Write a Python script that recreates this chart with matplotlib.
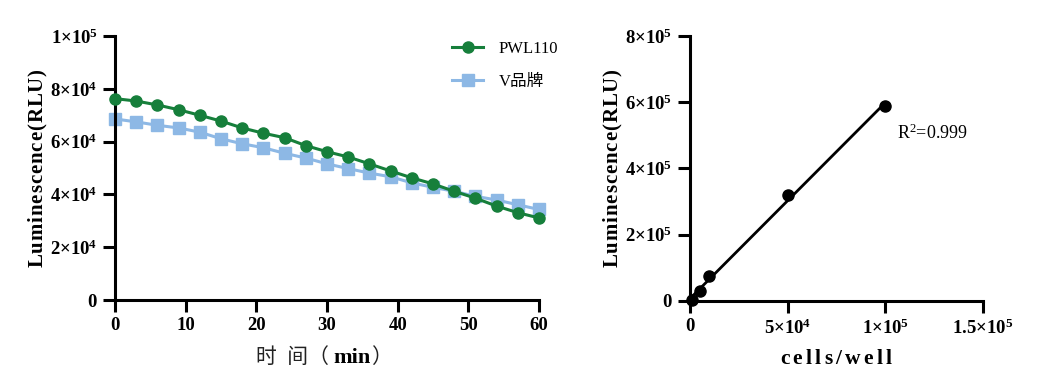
--
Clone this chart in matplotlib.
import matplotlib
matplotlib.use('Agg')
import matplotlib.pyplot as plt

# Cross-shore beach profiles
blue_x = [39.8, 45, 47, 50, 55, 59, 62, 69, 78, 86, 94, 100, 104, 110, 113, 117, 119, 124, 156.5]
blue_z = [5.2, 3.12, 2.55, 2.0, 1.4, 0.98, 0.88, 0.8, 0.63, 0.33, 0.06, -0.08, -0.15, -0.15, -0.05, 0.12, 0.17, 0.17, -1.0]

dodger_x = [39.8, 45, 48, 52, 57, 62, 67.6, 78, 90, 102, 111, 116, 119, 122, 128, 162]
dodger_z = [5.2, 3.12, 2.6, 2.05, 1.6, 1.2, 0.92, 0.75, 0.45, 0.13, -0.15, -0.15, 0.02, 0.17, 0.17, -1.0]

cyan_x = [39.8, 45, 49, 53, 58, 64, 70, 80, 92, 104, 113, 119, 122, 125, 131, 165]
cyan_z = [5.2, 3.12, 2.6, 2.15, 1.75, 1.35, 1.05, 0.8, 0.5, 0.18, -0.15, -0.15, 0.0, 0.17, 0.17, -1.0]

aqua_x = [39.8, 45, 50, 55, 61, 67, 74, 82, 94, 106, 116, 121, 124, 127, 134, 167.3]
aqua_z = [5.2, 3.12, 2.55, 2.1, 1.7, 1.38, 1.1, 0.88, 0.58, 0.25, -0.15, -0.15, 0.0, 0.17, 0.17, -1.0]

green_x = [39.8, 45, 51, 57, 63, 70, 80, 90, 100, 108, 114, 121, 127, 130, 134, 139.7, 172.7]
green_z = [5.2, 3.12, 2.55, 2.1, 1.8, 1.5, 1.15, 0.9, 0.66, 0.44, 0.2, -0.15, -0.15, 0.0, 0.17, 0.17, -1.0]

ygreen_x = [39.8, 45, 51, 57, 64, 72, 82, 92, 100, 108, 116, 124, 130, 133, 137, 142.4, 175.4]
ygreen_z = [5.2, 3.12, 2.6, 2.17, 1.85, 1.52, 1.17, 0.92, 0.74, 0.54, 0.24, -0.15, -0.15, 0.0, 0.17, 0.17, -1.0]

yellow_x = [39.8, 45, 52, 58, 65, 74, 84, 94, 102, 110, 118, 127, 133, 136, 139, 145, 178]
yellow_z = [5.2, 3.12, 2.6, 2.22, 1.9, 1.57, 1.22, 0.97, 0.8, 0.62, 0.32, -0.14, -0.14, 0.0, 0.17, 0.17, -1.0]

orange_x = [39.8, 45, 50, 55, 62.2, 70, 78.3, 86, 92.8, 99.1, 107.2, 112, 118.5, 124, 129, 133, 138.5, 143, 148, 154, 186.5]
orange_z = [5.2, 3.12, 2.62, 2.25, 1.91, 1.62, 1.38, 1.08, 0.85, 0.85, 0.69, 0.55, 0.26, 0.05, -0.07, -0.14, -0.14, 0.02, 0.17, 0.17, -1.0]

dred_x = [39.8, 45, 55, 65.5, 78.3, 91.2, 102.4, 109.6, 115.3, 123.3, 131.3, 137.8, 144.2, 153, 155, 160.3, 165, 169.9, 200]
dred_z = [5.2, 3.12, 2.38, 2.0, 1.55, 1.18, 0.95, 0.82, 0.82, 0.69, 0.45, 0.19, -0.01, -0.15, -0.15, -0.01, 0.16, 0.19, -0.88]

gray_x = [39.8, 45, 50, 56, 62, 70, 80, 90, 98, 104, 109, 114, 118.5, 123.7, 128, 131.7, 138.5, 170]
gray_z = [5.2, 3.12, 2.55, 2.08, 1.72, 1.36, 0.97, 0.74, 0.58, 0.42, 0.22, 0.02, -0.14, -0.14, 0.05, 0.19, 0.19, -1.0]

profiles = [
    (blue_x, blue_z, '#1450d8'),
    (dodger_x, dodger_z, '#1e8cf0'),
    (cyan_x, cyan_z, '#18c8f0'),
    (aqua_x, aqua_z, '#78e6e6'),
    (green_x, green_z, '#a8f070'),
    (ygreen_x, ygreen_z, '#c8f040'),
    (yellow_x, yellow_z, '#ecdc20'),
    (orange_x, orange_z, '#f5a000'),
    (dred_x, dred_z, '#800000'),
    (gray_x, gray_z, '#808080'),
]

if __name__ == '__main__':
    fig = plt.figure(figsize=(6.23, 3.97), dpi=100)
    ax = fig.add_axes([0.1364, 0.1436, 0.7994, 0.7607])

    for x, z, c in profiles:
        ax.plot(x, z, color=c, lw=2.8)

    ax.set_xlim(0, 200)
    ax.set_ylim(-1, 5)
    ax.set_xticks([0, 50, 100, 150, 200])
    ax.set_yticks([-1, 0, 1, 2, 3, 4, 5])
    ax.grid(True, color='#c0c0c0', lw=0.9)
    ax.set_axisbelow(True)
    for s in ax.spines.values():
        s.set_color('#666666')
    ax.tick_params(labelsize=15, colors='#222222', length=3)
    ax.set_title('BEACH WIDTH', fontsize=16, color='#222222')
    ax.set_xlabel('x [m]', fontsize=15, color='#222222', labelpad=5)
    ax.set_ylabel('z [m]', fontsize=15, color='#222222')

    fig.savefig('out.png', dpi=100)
--
**Required task**. Return the exact lines from the line with "Clone this chart in matplotlib." to the line with "0.2, -0.15, -0.15, 0.0, 0.17, 0.17, -1.0]", inclusive of both, with nothing added.

**Answer**.
Clone this chart in matplotlib.
import matplotlib
matplotlib.use('Agg')
import matplotlib.pyplot as plt

# Cross-shore beach profiles
blue_x = [39.8, 45, 47, 50, 55, 59, 62, 69, 78, 86, 94, 100, 104, 110, 113, 117, 119, 124, 156.5]
blue_z = [5.2, 3.12, 2.55, 2.0, 1.4, 0.98, 0.88, 0.8, 0.63, 0.33, 0.06, -0.08, -0.15, -0.15, -0.05, 0.12, 0.17, 0.17, -1.0]

dodger_x = [39.8, 45, 48, 52, 57, 62, 67.6, 78, 90, 102, 111, 116, 119, 122, 128, 162]
dodger_z = [5.2, 3.12, 2.6, 2.05, 1.6, 1.2, 0.92, 0.75, 0.45, 0.13, -0.15, -0.15, 0.02, 0.17, 0.17, -1.0]

cyan_x = [39.8, 45, 49, 53, 58, 64, 70, 80, 92, 104, 113, 119, 122, 125, 131, 165]
cyan_z = [5.2, 3.12, 2.6, 2.15, 1.75, 1.35, 1.05, 0.8, 0.5, 0.18, -0.15, -0.15, 0.0, 0.17, 0.17, -1.0]

aqua_x = [39.8, 45, 50, 55, 61, 67, 74, 82, 94, 106, 116, 121, 124, 127, 134, 167.3]
aqua_z = [5.2, 3.12, 2.55, 2.1, 1.7, 1.38, 1.1, 0.88, 0.58, 0.25, -0.15, -0.15, 0.0, 0.17, 0.17, -1.0]

green_x = [39.8, 45, 51, 57, 63, 70, 80, 90, 100, 108, 114, 121, 127, 130, 134, 139.7, 172.7]
green_z = [5.2, 3.12, 2.55, 2.1, 1.8, 1.5, 1.15, 0.9, 0.66, 0.44, 0.2, -0.15, -0.15, 0.0, 0.17, 0.17, -1.0]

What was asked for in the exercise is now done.